Die Zweifel an der außerirdischen Leistung blieben, doch der Rekord hielt allen Stürmen stand - bis zum 30. August 1991. In einem denkwürdigen WM-Finale holte sich Powell mit 8,95 m Gold, sein US-Landsmann Carl Lewis lieferte ihm bis zum letzten Sprung einen Kampf auf Biegen und Brechen. Für 8,91 m - mit zu viel Rückenwind - bekam „Carl der Große“ nur Silber.

Gelegenheitsjobs und Soziologiestudium

Nach seinem Olympiasieg tingelte Beamon noch ein wenig im Hallen-Zirkus herum, kam aber nie auch nur annähernd an seinen legendären Sprung heran.
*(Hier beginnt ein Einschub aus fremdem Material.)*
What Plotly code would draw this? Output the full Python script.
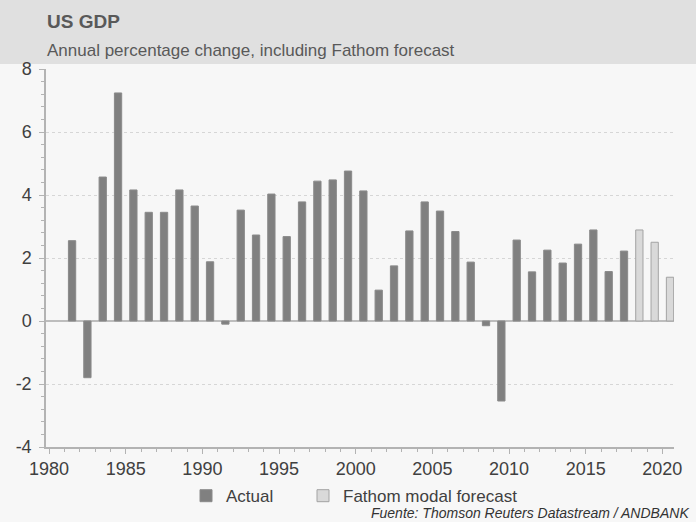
import plotly.graph_objects as go

actual_years = list(range(1981, 2018))
actual_values = [2.55, -1.8, 4.57, 7.24, 4.16, 3.45, 3.45, 4.16, 3.65, 1.88, -0.1,
                 3.52, 2.73, 4.03, 2.68, 3.78, 4.44, 4.48, 4.76, 4.13, 0.98, 1.75,
                 2.86, 3.78, 3.49, 2.84, 1.87, -0.15, -2.54, 2.57, 1.56, 2.25, 1.84,
                 2.44, 2.89, 1.57, 2.22]
forecast_years = [2018, 2019, 2020]
forecast_values = [2.89, 2.5, 1.39]

y_ticks = [-4, -2, 0, 2, 4, 6, 8]
x_ticks = [1980, 1985, 1990, 1995, 2000, 2005, 2010, 2015, 2020]

BAR_W = 0.475
BAR_OFF = 0.5 - BAR_W / 2

fig = go.Figure()
fig.add_trace(go.Bar(
    x=actual_years, y=actual_values, name="Actual", legend="legend",
    width=BAR_W, offset=BAR_OFF,
    marker=dict(color="#808080", line=dict(color="#8a8a8a", width=1)),
))
fig.add_trace(go.Bar(
    x=forecast_years, y=forecast_values, name="Fathom modal forecast", legend="legend2",
    width=BAR_W, offset=BAR_OFF,
    marker=dict(color="#d9d9d9", line=dict(color="#a3a3a3", width=1)),
))

font_family = "Liberation Sans, Arial, sans-serif"
PW = 628.0
PH = 378.0

legend_common = dict(orientation="h", xanchor="left", y=-0.13, yanchor="middle",
                     font=dict(size=17, color="#404040"), bgcolor="rgba(0,0,0,0)",
                     itemwidth=30)

fig.update_layout(
    width=696, height=522,
    margin=dict(l=46, r=22, t=69, b=75, autoexpand=False),
    paper_bgcolor="#f7f7f7", plot_bgcolor="#f7f7f7",
    font=dict(family=font_family, color="#404040"),
    barmode="overlay",
    showlegend=True,
    legend=dict(x=(186 - 46) / PW, **legend_common),
    legend2=dict(x=(303 - 46) / PW, **legend_common),
    xaxis=dict(range=[1979.8, 2020.76], tickvals=x_ticks, ticktext=[str(v) for v in x_ticks],
               showgrid=False, zeroline=False, showline=True, linecolor="#b3b3b3", linewidth=1.5,
               ticks="outside", ticklen=5, tickcolor="#b3b3b3",
               minor=dict(dtick=1, tick0=1980, ticks="outside", ticklen=3, tickcolor="#b3b3b3", showgrid=False),
               tickfont=dict(size=18, color="#404040"), mirror=False, fixedrange=True),
    yaxis=dict(range=[-4, 8], tickvals=y_ticks, ticktext=[str(v) for v in y_ticks],
               showgrid=True, gridcolor="#d6d6d6", griddash="dot", gridwidth=1,
               zeroline=True, zerolinecolor="#bdbdbd", zerolinewidth=2,
               showline=True, linecolor="#b3b3b3", linewidth=1.5,
               ticks="outside", ticklen=5, tickcolor="#b3b3b3",
               minor=dict(dtick=0.4, tick0=0, ticks="outside", ticklen=3, tickcolor="#b3b3b3", showgrid=False),
               tickfont=dict(size=18, color="#404040"), ticklabelstandoff=4, fixedrange=True),
    shapes=[dict(type="rect", xref="paper", yref="paper", x0=-0.1, x1=1.1,
                 y0=1.0 + 5 / PH, y1=1.0 + 80 / PH, fillcolor="#e0e0e0", line=dict(width=0),
                 layer="below")],
    annotations=[
        dict(text="<b>US GDP</b>", xref="paper", yref="paper", x=-1 / PW, y=1 + 48 / PH,
             xanchor="left", yanchor="middle", showarrow=False,
             font=dict(size=19, color="#595959", family=font_family)),
        dict(text="Annual percentage change, including Fathom forecast", xref="paper", yref="paper",
             x=-1 / PW, y=1 + 18 / PH, xanchor="left", yanchor="middle", showarrow=False,
             font=dict(size=17, color="#595959", family=font_family)),
        dict(text="<i>Fuente: Thomson Reuters Datastream / ANDBANK</i>", xref="paper", yref="paper",
             x=1 + 17 / PW, y=-66 / PH, xanchor="right", yanchor="middle", showarrow=False,
             font=dict(size=14, color="#333333", family=font_family)),
    ],
)

fig.write_html("out.html", config={"displayModeBar": False},
               post_script="document.body.style.margin='0px';")
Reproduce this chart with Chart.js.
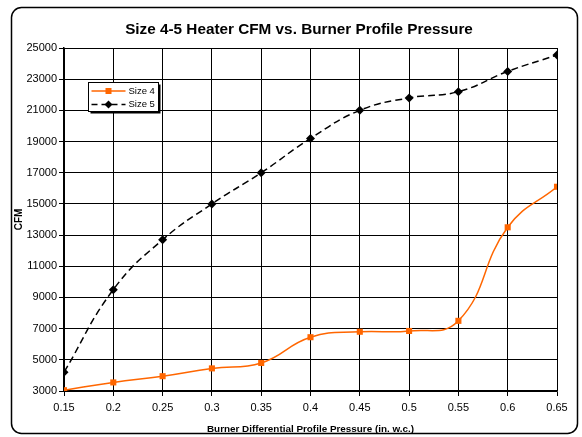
<!DOCTYPE html>
<html>
<head>
<meta charset="utf-8">
<script src="https://cdn.jsdelivr.net/npm/chart.js@4"></script>
<style>
  html, body { margin: 0; padding: 0; background: #fff; }
  #wrap { width: 582px; height: 437px; position: relative; }
</style>
</head>
<body>
<div id="wrap"><canvas id="heaterChart"></canvas></div>
<script>
// data
const pressures = [0.15, 0.2, 0.25, 0.3, 0.35, 0.4, 0.45, 0.5, 0.55, 0.6, 0.65];
const size4Cfm = [3050, 3550, 3950, 4450, 4800, 6450, 6800, 6850, 7500, 13500, 16100];
const size5Cfm = [4200, 9500, 12700, 15000, 17000, 19200, 21000, 21800, 22200, 23500, 24550];
const seriesNames = ['Size 4', 'Size 5'];
const chartTitle = 'Size 4-5 Heater CFM vs. Burner Profile Pressure';

const FONT = 'Arial, "Liberation Sans", sans-serif';
const ORANGE = '#FF6600';

Chart.defaults.font.family = FONT;
Chart.defaults.color = '#000';

function toPoints(ys) {
    return pressures.map((x, i) => ({ x: x, y: ys[i] }));
}

// rounded outer frame, title (sits a bit right of centre) and the boxed legend
const framePlugin = {
    id: 'frame',
    beforeDraw(chart) {
        const ctx = chart.ctx;
        ctx.save();
        ctx.fillStyle = '#fff';
        ctx.fillRect(0, 0, chart.width, chart.height);
        ctx.restore();
    },
    afterDraw(chart) {
        const ctx = chart.ctx;
        ctx.save();
        // outer frame
        ctx.strokeStyle = '#000';
        ctx.lineWidth = 1.5;
        ctx.beginPath();
        ctx.roundRect(11.5, 7.5, 566, 426, 10);
        ctx.stroke();

        // title
        ctx.fillStyle = '#000';
        ctx.font = 'bold 15.3px ' + FONT;
        ctx.textAlign = 'center';
        ctx.textBaseline = 'middle';
        ctx.fillText(chartTitle, 299, 30);
        ctx.textAlign = 'left';

        // legend box
        const lx = 88.5, ly = 82.5, lw = 70, lh = 29;
        ctx.fillStyle = '#000';
        ctx.fillRect(lx + 2, ly + 2, lw, lh);
        ctx.fillStyle = '#fff';
        ctx.fillRect(lx, ly, lw, lh);
        ctx.lineWidth = 1;
        ctx.strokeRect(lx, ly, lw, lh);

        ctx.font = '9.5px ' + FONT;
        const rows = [ly + 8.5, ly + 22];
        // Size 4
        ctx.strokeStyle = ORANGE;
        ctx.lineWidth = 1.5;
        ctx.setLineDash([]);
        ctx.beginPath();
        ctx.moveTo(lx + 3, rows[0]);
        ctx.lineTo(lx + 37, rows[0]);
        ctx.stroke();
        ctx.fillStyle = ORANGE;
        ctx.fillRect(lx + 17, rows[0] - 3, 6, 6);
        // Size 5
        ctx.strokeStyle = '#000';
        ctx.setLineDash([6, 4]);
        ctx.beginPath();
        ctx.moveTo(lx + 3, rows[1]);
        ctx.lineTo(lx + 37, rows[1]);
        ctx.stroke();
        ctx.setLineDash([]);
        ctx.fillStyle = '#000';
        ctx.beginPath();
        ctx.moveTo(lx + 20, rows[1] - 4);
        ctx.lineTo(lx + 24, rows[1]);
        ctx.lineTo(lx + 20, rows[1] + 4);
        ctx.lineTo(lx + 16, rows[1]);
        ctx.closePath();
        ctx.fill();

        ctx.fillStyle = '#000';
        ctx.fillText(seriesNames[0], lx + 40, rows[0]);
        ctx.fillText(seriesNames[1], lx + 40, rows[1]);
        ctx.restore();
    }
};

const ctx = document.getElementById('heaterChart').getContext('2d');
new Chart(ctx, {
    type: 'line',
    data: {
        datasets: [{
            label: seriesNames[0],
            data: toPoints(size4Cfm),
            borderColor: ORANGE,
            backgroundColor: ORANGE,
            borderWidth: 1.5,
            pointStyle: 'rect',
            pointRadius: 4.3,
            pointBorderWidth: 0,
            tension: 0.45
        }, {
            label: seriesNames[1],
            data: toPoints(size5Cfm),
            borderColor: '#000',
            backgroundColor: '#000',
            borderWidth: 1.5,
            borderDash: [7, 4],
            pointStyle: 'rectRot',
            pointRadius: 4.5,
            pointBorderWidth: 0,
            tension: 0.45
        }]
    },
    options: {
        responsive: true,
        maintainAspectRatio: false,
        animation: false,
        layout: { padding: { left: 0, right: 25, top: 48, bottom: 0 } },
        plugins: {
            legend: { display: false },
            tooltip: { enabled: false },
            title: { display: false }
        },
        scales: {
            x: {
                type: 'linear',
                min: 0.15,
                max: 0.65,
                afterFit: s => { s.height = 46; },
                ticks: {
                    stepSize: 0.05,
                    padding: 5,
                    font: { size: 11 },
                    color: '#000',
                    maxRotation: 0,
                    callback: v => String(parseFloat(v.toFixed(2)))
                },
                grid: { color: '#000', lineWidth: 1, tickLength: 5, tickColor: '#000' },
                border: { color: '#000', width: 1.5 },
                title: {
                    display: true,
                    text: 'Burner Differential Profile Pressure (in. w.c.)',
                    color: '#000',
                    font: { size: 9.9, weight: 'bold' },
                    padding: { top: 0, bottom: 2 }
                }
            },
            y: {
                min: 3000,
                max: 25000,
                afterFit: s => { s.width = 64; },
                ticks: {
                    stepSize: 2000,
                    padding: 2,
                    font: { size: 11 },
                    color: '#000',
                    callback: v => String(v)
                },
                grid: { color: '#000', lineWidth: 1, tickLength: 5, tickColor: '#000' },
                border: { color: '#000', width: 1.5 },
                title: {
                    display: true,
                    text: 'CFM',
                    color: '#000',
                    font: { size: 10, weight: 'bold' },
                    padding: { top: 13, bottom: 0 }
                }
            }
        }
    },
    plugins: [framePlugin]
});
</script>
</body>
</html>
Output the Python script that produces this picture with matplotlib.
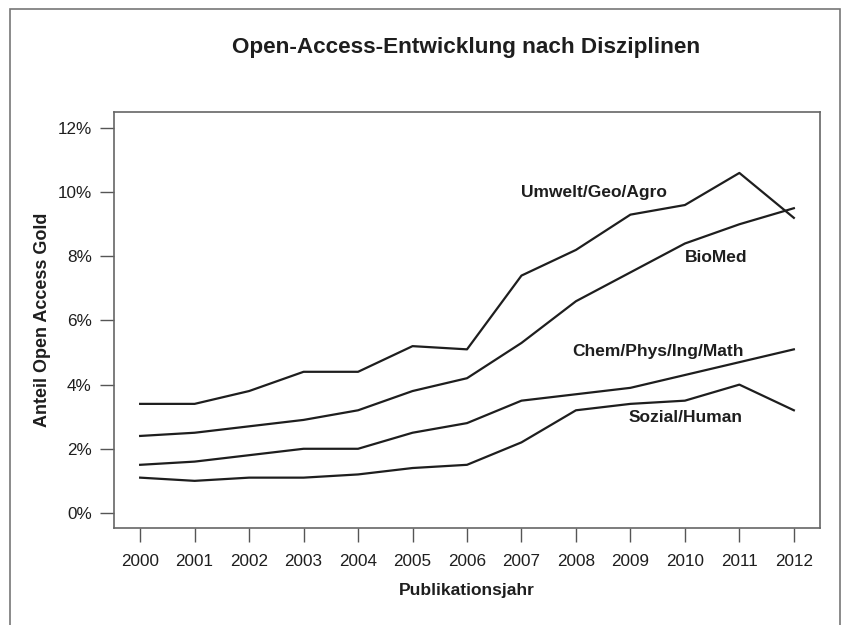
import numpy as np
import matplotlib
matplotlib.use("Agg")
import matplotlib.pyplot as plt
from matplotlib.patches import Rectangle

plt.rcParams['font.family'] = ['Liberation Sans', 'DejaVu Sans']

years = np.arange(2000, 2013)
umwelt = [3.4, 3.4, 3.8, 4.4, 4.4, 5.2, 5.1, 7.4, 8.2, 9.3, 9.6, 10.6, 9.2]
biomed = [2.4, 2.5, 2.7, 2.9, 3.2, 3.8, 4.2, 5.3, 6.6, 7.5, 8.4, 9.0, 9.5]
chem = [1.5, 1.6, 1.8, 2.0, 2.0, 2.5, 2.8, 3.5, 3.7, 3.9, 4.3, 4.7, 5.1]
sozial = [1.1, 1.0, 1.1, 1.1, 1.2, 1.4, 1.5, 2.2, 3.2, 3.4, 3.5, 4.0, 3.2]

series = [
    ("Umwelt/Geo/Agro", umwelt, (2008.33, 10.0)),
    ("BioMed", biomed, (2010.57, 7.97)),
    ("Chem/Phys/Ing/Math", chem, (2009.5, 5.02)),
    ("Sozial/Human", sozial, (2010.02, 2.96)),
]

fig = plt.figure(figsize=(8.46, 6.25), dpi=100)
ax = fig.add_axes([114 / 846, 1 - 528 / 625, (820 - 114) / 846, (528 - 112) / 625])

for name, vals, (lx, ly) in series:
    ax.plot(years, vals, color="#1e1e1e", lw=1.6)
    ax.text(lx, ly, name, ha="center", va="center", fontsize=12.5,
            fontweight="bold", color="#1e1e1e")

ax.set_xlim(1999.52, 2012.48)
ax.set_ylim(-0.47, 12.5)
ax.set_xticks(years)
ax.set_xticklabels([str(y) for y in years])
ax.set_yticks(range(0, 13, 2))
ax.set_yticklabels([f"{v}%" for v in range(0, 13, 2)])
ax.tick_params(length=10, width=1, color="#555555", labelsize=12.3,
               labelcolor="#1e1e1e", pad=6)
ax.tick_params(axis="x", pad=9)
for sp in ax.spines.values():
    sp.set_color("#666666")
    sp.set_linewidth(1.2)

ax.set_xlabel("Publikationsjahr", fontsize=12.5, fontweight="bold",
              color="#1e1e1e")
ax.xaxis.set_label_coords(0.5, -(591 - 528) / 416)
ax.set_ylabel("Anteil Open Access Gold", fontsize=13, fontweight="bold",
              color="#1e1e1e")
ax.yaxis.set_label_coords((43 - 114) / 706, 0.5)
ax.xaxis.label.set_va("center")
ax.yaxis.label.set_va("center")

fig.text(0.551, 1 - 47 / 625, "Open-Access-Entwicklung nach Disziplinen",
         ha="center", va="center", fontsize=16.2, fontweight="bold",
         color="#1e1e1e")

# outer frame, open at the bottom
fig.patches.append(Rectangle((10 / 846, -0.05), (840 - 10) / 846, 1 - 9 / 625 + 0.05,
                             transform=fig.transFigure, fill=False,
                             edgecolor="#777777", lw=1.2))

fig.savefig("out.png", dpi=100)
Mit Gelegenheitsjobs als Trainerassistent und Sozialarbeiter hielt sich der gelernte Schneider über Wasser. 1972 schloss er sein Soziologiestudium an der Adelphi University ab, im selben Jahr scheiterte ein Comebackversuch.

Bob Beamon

AP/Alex Brandon

2015 erhielt Beamon den ANOC-Preis für herausragende Leistungen

Erst vor einem Jahr erhielt Beamon von der Vereinigung der Nationalen Olympischen Komitees (ANOC) eine Auszeichnung für herausragende Leistungen. Die 1979 gegründete ANOC ist ein Zusammenschluss aller vom Internationalen Olympischen Komitee anerkannten Nationalen Olympischen Komitees mit Sitz in Lausanne.